Madden wrote in his book, "Steinbrenner: The Last Lion of Baseball," that the owner's good friend, Tampa restaurateur Malio Iavorone, realized Steinbrenner didn't recognize him on July 2, 2009, at a birthday lunch.
There is no disputing that Steinbrenner is not the hovering figure who made employees cower. Gone is the Steinbrenner who excoriated the wife of third-base coach Mike Ferraro after Ferraro got Willie Randolph thrown out at the plate during the 1980 American League Championship Series. He no longer is the guy who celebrated the 1996 championship by becoming enraged at the victory parade because the players' wives were boarding the team floats.

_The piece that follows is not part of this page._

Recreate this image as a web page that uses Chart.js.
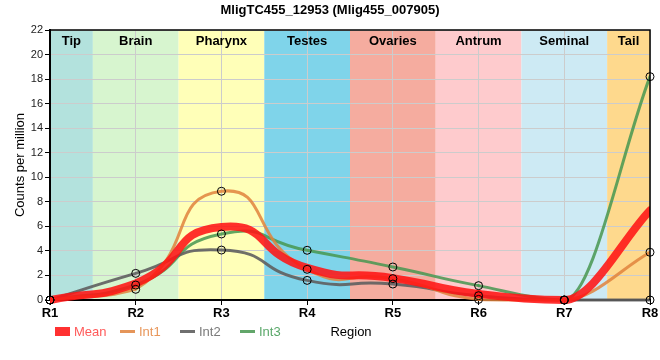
<!DOCTYPE html>
<html>
<head>
<meta charset="utf-8">
<script src="https://cdn.jsdelivr.net/npm/chart.js@4/dist/chart.umd.min.js"></script>
<style>
html,body{margin:0;padding:0;background:#fff;}
#wrap{width:660px;height:360px;position:relative;}
</style>
</head>
<body>
<div id="wrap"><canvas id="c" width="660" height="360"></canvas></div>
<script>
const chartTitle = 'MligTC455_12953 (Mlig455_007905)';
const categories = ['R1','R2','R3','R4','R5','R6','R7','R8'];
const regions = ['Tip','Brain','Pharynx','Testes','Ovaries','Antrum','Seminal','Tail'];
const regionColors = ['#b3e2dd','#d7f5cf','#ffffb8','#7fd4ea','#f5ac9f','#fecbcd','#cdeaf4','#fed98d'];
const meanValues = [0, 1.35, 5.95, 2.62, 1.78, 0.5, 0, 7.3];
const int1Values = [0, 0.87, 8.86, 2.5, 1.74, 0.05, 0, 3.89];
const int2Values = [0, 2.17, 4.07, 1.6, 1.3, 0.35, 0, 0];
const int3Values = [0, 1.22, 5.38, 4.05, 2.69, 1.17, 0, 18.2];
const yTicks = [0,2,4,6,8,10,12,14,16,18,20,22];

const FONT = '"Liberation Sans", Arial, sans-serif';
const series = [
  {label:'Mean', data:meanValues, color:'rgba(255,20,20,0.88)', text:'#ff5a5a', width:8, thick:true},
  {label:'Int1', data:int1Values, color:'rgba(224,130,60,0.85)', text:'#e8965a', width:3},
  {label:'Int2', data:int2Values, color:'rgba(95,95,95,0.9)', text:'#7a7a7a', width:3},
  {label:'Int3', data:int3Values, color:'rgba(70,150,80,0.85)', text:'#5aa86a', width:3}
];
const HIDE = 'rgba(0,0,0,0)';
const SPLIT = 5; // segments starting at this index use monotone interpolation
const CLIP = {left: 0, right: 0, top: 6, bottom: 6};

const datasets = [];
series.forEach(s => {
  const base = {
    data: s.data, backgroundColor: s.color, borderWidth: s.width, pointRadius: 0,
    fill: false, order: s.thick ? 1 : 2, borderCapStyle: 'round', clip: CLIP
  };
  datasets.push(Object.assign({}, base, {
    label: s.label, tension: 0.6, borderColor: s.color,
    segment: {borderColor: c => c.p0DataIndex < SPLIT ? s.color : HIDE}
  }));
  datasets.push(Object.assign({}, base, {
    label: s.label + ' tail', cubicInterpolationMode: 'monotone', borderColor: s.color,
    segment: {borderColor: c => c.p0DataIndex >= SPLIT ? s.color : HIDE}
  }));
});
series.slice(1).forEach(s => {
  datasets.push({
    label: s.label + ' pts', data: s.data, showLine: false,
    pointRadius: 4, pointBorderWidth: 1, pointBorderColor: '#000',
    pointBackgroundColor: HIDE, order: 0, clip: 6
  });
});

const bandsPlugin = {
  id: 'bands',
  beforeDraw(chart) {
    const {ctx, chartArea: a, scales: {x}} = chart;
    ctx.save();
    const step = x.getPixelForValue(1) - x.getPixelForValue(0);
    regions.forEach((r, i) => {
      const c = x.getPixelForValue(i);
      const l = Math.max(a.left, c - step/2), rr = Math.min(a.right, c + step/2);
      ctx.fillStyle = regionColors[i];
      ctx.fillRect(l, a.top, rr - l, a.bottom - a.top);
    });
    ctx.restore();
  },
  beforeDatasetsDraw(chart) {
    const {ctx, chartArea: a, scales: {x}} = chart;
    ctx.save();
    const step = x.getPixelForValue(1) - x.getPixelForValue(0);
    ctx.font = 'bold 13px ' + FONT;
    ctx.fillStyle = '#000';
    ctx.textAlign = 'center';
    ctx.textBaseline = 'middle';
    regions.forEach((r, i) => {
      const c = x.getPixelForValue(i);
      const l = Math.max(a.left, c - step/2), rr = Math.min(a.right, c + step/2);
      ctx.fillText(r, (l + rr)/2, a.top + 11);
    });
    ctx.restore();
  },
  afterDraw(chart) {
    const {ctx, chartArea: a} = chart;
    ctx.save();
    ctx.strokeStyle = '#000';
    ctx.lineWidth = 1.5;
    ctx.beginPath();
    ctx.moveTo(a.left, a.top); ctx.lineTo(a.right, a.top); ctx.lineTo(a.right, a.bottom);
    ctx.stroke();
    ctx.font = 'bold 13px ' + FONT;
    ctx.fillStyle = '#000';
    ctx.textAlign = 'center';
    ctx.textBaseline = 'middle';
    ctx.fillText(chartTitle, 330, 10);
    ctx.save();
    ctx.translate(20, 165);
    ctx.rotate(-Math.PI/2);
    ctx.font = '13px ' + FONT;
    ctx.fillText('Counts per million', 0, 0);
    ctx.restore();
    ctx.font = '13px ' + FONT;
    ctx.fillText('Region', 351, 332);
    ctx.textAlign = 'left';
    const xs = [55, 120, 180, 240];
    series.forEach((s, i) => {
      const x0 = xs[i];
      ctx.fillStyle = s.color;
      if (s.thick) ctx.fillRect(x0, 327, 15, 9);
      else ctx.fillRect(x0, 330, 15, 3);
      ctx.fillStyle = s.text;
      ctx.font = '13px ' + FONT;
      ctx.fillText(s.label, x0 + 19, 332);
    });
    ctx.restore();
  }
};

new Chart(document.getElementById('c'), {
  type: 'line',
  data: {labels: categories, datasets},
  options: {
    responsive: false, animation: false, devicePixelRatio: 1,
    layout: {padding: {left: 0, right: 10, top: 30, bottom: 0}},
    plugins: {legend: {display: false}, tooltip: {enabled: false}, title: {display: false}},
    scales: {
      x: {
        offset: false,
        grid: {color: '#cccccc', lineWidth: 1, tickLength: 5, tickColor: '#000', drawOnChartArea: true},
        border: {color: '#000', width: 2},
        ticks: {color: '#000', font: {family: FONT, size: 13, weight: 'bold'}, padding: 1, maxRotation: 0},
        afterFit(s) { s.height = 60; }
      },
      y: {
        min: 0, max: 22,
        afterBuildTicks(s) { s.ticks = yTicks.map(v => ({value: v})); },
        grid: {color: '#cccccc', lineWidth: 1, tickLength: 5, tickColor: '#000'},
        border: {color: '#000', width: 2},
        ticks: {color: '#222', font: {family: FONT, size: 11}, padding: 2},
        afterFit(s) { s.width = 50; }
      }
    }
  },
  plugins: [bandsPlugin]
});
</script>
</body>
</html>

The Yankees now don't have a chief executive who would criticize the call on a coin flip to determine home field, as Steinbrenner did to team president and close friend Al Rosen 32 years ago. Madden wrote that Steinbrenner furiously said: "Heads? How in the hell could you call heads when any dummy knows tails comes up 70 percent of the time?"
Michael recalled a similar episode in which Steinbrenner asked him to research whether heads or tails came up most. "I told him, 'There's no most on it. It's going to be approximately 50 percent,' " the former general manager said, adding that just to be safe: "I wouldn't make the call. I let the other team call, and they lost."
The atmosphere is more serene in the Bronx now, with the manager's fate not up for grabs every day.
"He has meant so much to my career," Joe Girardi said. "From being a player and having a chance to play on three world championship teams to putting me behind a microphone as soon as I got done to being a bench coach to being manager of this organization."
Nonetheless, Girardi said, there is no letup in the Steinbrenner credo that says last year was last year; let's win this year. As Cashman said, "He never sat back, and never will, to take a breath and say all's good."
Besides, employees say that even at his worst, he wasn't so bad.
"He gave me a lot of opportunities over the years," Michael said. "I like to think that I helped him with patience and he helped me with business."
Sometimes The Boss was just being The Boss for the fun of it. Cashman recalled that after the sales staffer left, shaken over getting yelled at for selling all the spring training tickets, Steinbrenner looked at everyone remaining in the office, winked and said, "I really got him, didn't I?"